§ TASK PROMPT: Go through the data below and copy it exactly, skipping every picture.

— start of RECORDED INFORMATION —

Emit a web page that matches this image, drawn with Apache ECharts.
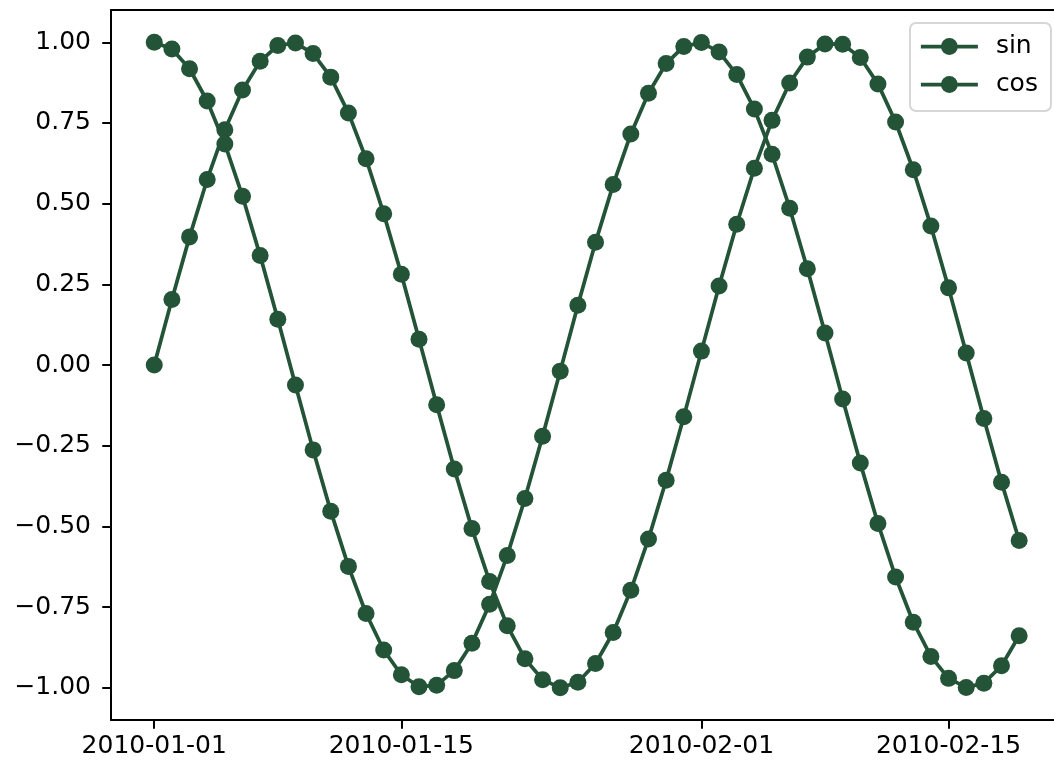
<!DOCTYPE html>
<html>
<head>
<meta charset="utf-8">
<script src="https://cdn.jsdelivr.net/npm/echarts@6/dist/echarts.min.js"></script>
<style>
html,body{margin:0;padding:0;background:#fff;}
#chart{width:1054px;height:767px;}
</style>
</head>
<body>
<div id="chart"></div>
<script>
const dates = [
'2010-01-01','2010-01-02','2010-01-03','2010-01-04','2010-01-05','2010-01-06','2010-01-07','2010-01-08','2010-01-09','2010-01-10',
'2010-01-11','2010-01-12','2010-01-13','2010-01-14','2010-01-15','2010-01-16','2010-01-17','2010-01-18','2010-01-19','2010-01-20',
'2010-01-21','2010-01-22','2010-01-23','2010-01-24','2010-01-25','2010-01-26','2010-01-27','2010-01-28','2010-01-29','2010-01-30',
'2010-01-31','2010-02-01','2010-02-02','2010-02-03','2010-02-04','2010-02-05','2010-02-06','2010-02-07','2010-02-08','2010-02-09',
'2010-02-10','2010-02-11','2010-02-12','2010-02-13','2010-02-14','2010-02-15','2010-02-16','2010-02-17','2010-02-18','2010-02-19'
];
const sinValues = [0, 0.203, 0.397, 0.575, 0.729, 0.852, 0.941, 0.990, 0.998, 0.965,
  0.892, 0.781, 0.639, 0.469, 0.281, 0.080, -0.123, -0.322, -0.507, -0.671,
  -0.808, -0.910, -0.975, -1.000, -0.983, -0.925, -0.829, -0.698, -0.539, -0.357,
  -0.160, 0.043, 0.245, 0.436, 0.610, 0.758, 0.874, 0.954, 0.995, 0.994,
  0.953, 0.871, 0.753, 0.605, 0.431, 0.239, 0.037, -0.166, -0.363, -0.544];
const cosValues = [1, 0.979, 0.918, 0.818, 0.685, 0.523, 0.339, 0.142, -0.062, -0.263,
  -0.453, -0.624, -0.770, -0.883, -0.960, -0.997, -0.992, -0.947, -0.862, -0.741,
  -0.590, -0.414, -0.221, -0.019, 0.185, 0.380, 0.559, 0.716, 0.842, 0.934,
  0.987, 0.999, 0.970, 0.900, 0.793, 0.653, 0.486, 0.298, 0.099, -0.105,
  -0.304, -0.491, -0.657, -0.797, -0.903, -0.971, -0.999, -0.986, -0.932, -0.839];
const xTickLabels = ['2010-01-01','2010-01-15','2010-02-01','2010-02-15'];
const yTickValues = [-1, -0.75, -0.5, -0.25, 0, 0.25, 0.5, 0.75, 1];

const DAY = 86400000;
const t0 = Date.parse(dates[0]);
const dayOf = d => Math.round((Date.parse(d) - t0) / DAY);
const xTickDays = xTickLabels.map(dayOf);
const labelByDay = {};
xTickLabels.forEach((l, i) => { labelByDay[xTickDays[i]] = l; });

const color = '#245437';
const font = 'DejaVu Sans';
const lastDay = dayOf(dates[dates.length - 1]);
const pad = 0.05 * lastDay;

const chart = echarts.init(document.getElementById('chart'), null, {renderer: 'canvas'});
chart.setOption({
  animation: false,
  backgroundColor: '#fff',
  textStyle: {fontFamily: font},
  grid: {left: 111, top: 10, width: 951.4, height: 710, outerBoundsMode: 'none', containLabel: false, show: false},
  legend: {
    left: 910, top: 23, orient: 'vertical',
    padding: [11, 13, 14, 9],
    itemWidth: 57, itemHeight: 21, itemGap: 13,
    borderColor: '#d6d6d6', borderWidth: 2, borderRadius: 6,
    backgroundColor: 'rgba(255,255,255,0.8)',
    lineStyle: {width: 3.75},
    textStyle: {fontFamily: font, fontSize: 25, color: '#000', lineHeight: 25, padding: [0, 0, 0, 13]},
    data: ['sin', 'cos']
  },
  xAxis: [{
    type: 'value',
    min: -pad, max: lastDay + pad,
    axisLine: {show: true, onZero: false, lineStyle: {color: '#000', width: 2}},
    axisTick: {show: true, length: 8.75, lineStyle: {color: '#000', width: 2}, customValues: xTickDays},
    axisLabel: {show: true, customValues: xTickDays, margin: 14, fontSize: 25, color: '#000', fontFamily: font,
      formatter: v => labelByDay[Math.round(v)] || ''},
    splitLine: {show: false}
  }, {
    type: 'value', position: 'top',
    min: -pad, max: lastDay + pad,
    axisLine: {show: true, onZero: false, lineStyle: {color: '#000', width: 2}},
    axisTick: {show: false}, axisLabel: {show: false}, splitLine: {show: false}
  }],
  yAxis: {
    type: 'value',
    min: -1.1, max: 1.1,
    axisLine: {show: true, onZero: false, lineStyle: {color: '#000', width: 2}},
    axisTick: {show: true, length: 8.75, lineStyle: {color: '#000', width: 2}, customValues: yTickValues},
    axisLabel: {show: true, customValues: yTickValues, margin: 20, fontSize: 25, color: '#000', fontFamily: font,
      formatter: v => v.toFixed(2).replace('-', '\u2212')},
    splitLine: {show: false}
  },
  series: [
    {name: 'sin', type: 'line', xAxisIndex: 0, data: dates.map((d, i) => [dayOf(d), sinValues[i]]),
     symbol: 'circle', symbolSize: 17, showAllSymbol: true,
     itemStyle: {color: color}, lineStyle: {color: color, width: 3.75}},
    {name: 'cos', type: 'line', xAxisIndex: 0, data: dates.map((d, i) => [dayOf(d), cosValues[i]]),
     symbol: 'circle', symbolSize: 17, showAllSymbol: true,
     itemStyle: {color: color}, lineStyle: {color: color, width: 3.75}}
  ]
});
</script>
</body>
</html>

— end of RECORDED INFORMATION —

§ SOLUTION TO THE EXERCISE:
Emit a web page that matches this image, drawn with Apache ECharts.
<!DOCTYPE html>
<html>
<head>
<meta charset="utf-8">
<script src="https://cdn.jsdelivr.net/npm/echarts@6/dist/echarts.min.js"></script>
<style>
html,body{margin:0;padding:0;background:#fff;}
#chart{width:1054px;height:767px;}
</style>
</head>
<body>
<div id="chart"></div>
<script>
const dates = [
'2010-01-01','2010-01-02','2010-01-03','2010-01-04','2010-01-05','2010-01-06','2010-01-07','2010-01-08','2010-01-09','2010-01-10',
'2010-01-11','2010-01-12','2010-01-13','2010-01-14','2010-01-15','2010-01-16','2010-01-17','2010-01-18','2010-01-19','2010-01-20',
'2010-01-21','2010-01-22','2010-01-23','2010-01-24','2010-01-25','2010-01-26','2010-01-27','2010-01-28','2010-01-29','2010-01-30',
'2010-01-31','2010-02-01','2010-02-02','2010-02-03','2010-02-04','2010-02-05','2010-02-06','2010-02-07','2010-02-08','2010-02-09',
'2010-02-10','2010-02-11','2010-02-12','2010-02-13','2010-02-14','2010-02-15','2010-02-16','2010-02-17','2010-02-18','2010-02-19'
];
const sinValues = [0, 0.203, 0.397, 0.575, 0.729, 0.852, 0.941, 0.990, 0.998, 0.965,
  0.892, 0.781, 0.639, 0.469, 0.281, 0.080, -0.123, -0.322, -0.507, -0.671,
  -0.808, -0.910, -0.975, -1.000, -0.983, -0.925, -0.829, -0.698, -0.539, -0.357,
  -0.160, 0.043, 0.245, 0.436, 0.610, 0.758, 0.874, 0.954, 0.995, 0.994,
  0.953, 0.871, 0.753, 0.605, 0.431, 0.239, 0.037, -0.166, -0.363, -0.544];
const cosValues = [1, 0.979, 0.918, 0.818, 0.685, 0.523, 0.339, 0.142, -0.062, -0.263,
  -0.453, -0.624, -0.770, -0.883, -0.960, -0.997, -0.992, -0.947, -0.862, -0.741,
  -0.590, -0.414, -0.221, -0.019, 0.185, 0.380, 0.559, 0.716, 0.842, 0.934,
  0.987, 0.999, 0.970, 0.900, 0.793, 0.653, 0.486, 0.298, 0.099, -0.105,
  -0.304, -0.491, -0.657, -0.797, -0.903, -0.971, -0.999, -0.986, -0.932, -0.839];
const xTickLabels = ['2010-01-01','2010-01-15','2010-02-01','2010-02-15'];
const yTickValues = [-1, -0.75, -0.5, -0.25, 0, 0.25, 0.5, 0.75, 1];

const DAY = 86400000;
const t0 = Date.parse(dates[0]);
const dayOf = d => Math.round((Date.parse(d) - t0) / DAY);
const xTickDays = xTickLabels.map(dayOf);
const labelByDay = {};
xTickLabels.forEach((l, i) => { labelByDay[xTickDays[i]] = l; });

const color = '#245437';
const font = 'DejaVu Sans';
const lastDay = dayOf(dates[dates.length - 1]);
const pad = 0.05 * lastDay;

const chart = echarts.init(document.getElementById('chart'), null, {renderer: 'canvas'});
chart.setOption({
  animation: false,
  backgroundColor: '#fff',
  textStyle: {fontFamily: font},
  grid: {left: 111, top: 10, width: 951.4, height: 710, outerBoundsMode: 'none', containLabel: false, show: false},
  legend: {
    left: 910, top: 23, orient: 'vertical',
    padding: [11, 13, 14, 9],
    itemWidth: 57, itemHeight: 21, itemGap: 13,
    borderColor: '#d6d6d6', borderWidth: 2, borderRadius: 6,
    backgroundColor: 'rgba(255,255,255,0.8)',
    lineStyle: {width: 3.75},
    textStyle: {fontFamily: font, fontSize: 25, color: '#000', lineHeight: 25, padding: [0, 0, 0, 13]},
    data: ['sin', 'cos']
  },
  xAxis: [{
    type: 'value',
    min: -pad, max: lastDay + pad,
    axisLine: {show: true, onZero: false, lineStyle: {color: '#000', width: 2}},
    axisTick: {show: true, length: 8.75, lineStyle: {color: '#000', width: 2}, customValues: xTickDays},
    axisLabel: {show: true, customValues: xTickDays, margin: 14, fontSize: 25, color: '#000', fontFamily: font,
      formatter: v => labelByDay[Math.round(v)] || ''},
    splitLine: {show: false}
  }, {
    type: 'value', position: 'top',
    min: -pad, max: lastDay + pad,
    axisLine: {show: true, onZero: false, lineStyle: {color: '#000', width: 2}},
    axisTick: {show: false}, axisLabel: {show: false}, splitLine: {show: false}
  }],
  yAxis: {
    type: 'value',
    min: -1.1, max: 1.1,
    axisLine: {show: true, onZero: false, lineStyle: {color: '#000', width: 2}},
    axisTick: {show: true, length: 8.75, lineStyle: {color: '#000', width: 2}, customValues: yTickValues},
    axisLabel: {show: true, customValues: yTickValues, margin: 20, fontSize: 25, color: '#000', fontFamily: font,
      formatter: v => v.toFixed(2).replace('-', '\u2212')},
    splitLine: {show: false}
  },
  series: [
    {name: 'sin', type: 'line', xAxisIndex: 0, data: dates.map((d, i) => [dayOf(d), sinValues[i]]),
     symbol: 'circle', symbolSize: 17, showAllSymbol: true,
     itemStyle: {color: color}, lineStyle: {color: color, width: 3.75}},
    {name: 'cos', type: 'line', xAxisIndex: 0, data: dates.map((d, i) => [dayOf(d), cosValues[i]]),
     symbol: 'circle', symbolSize: 17, showAllSymbol: true,
     itemStyle: {color: color}, lineStyle: {color: color, width: 3.75}}
  ]
});
</script>
</body>
</html>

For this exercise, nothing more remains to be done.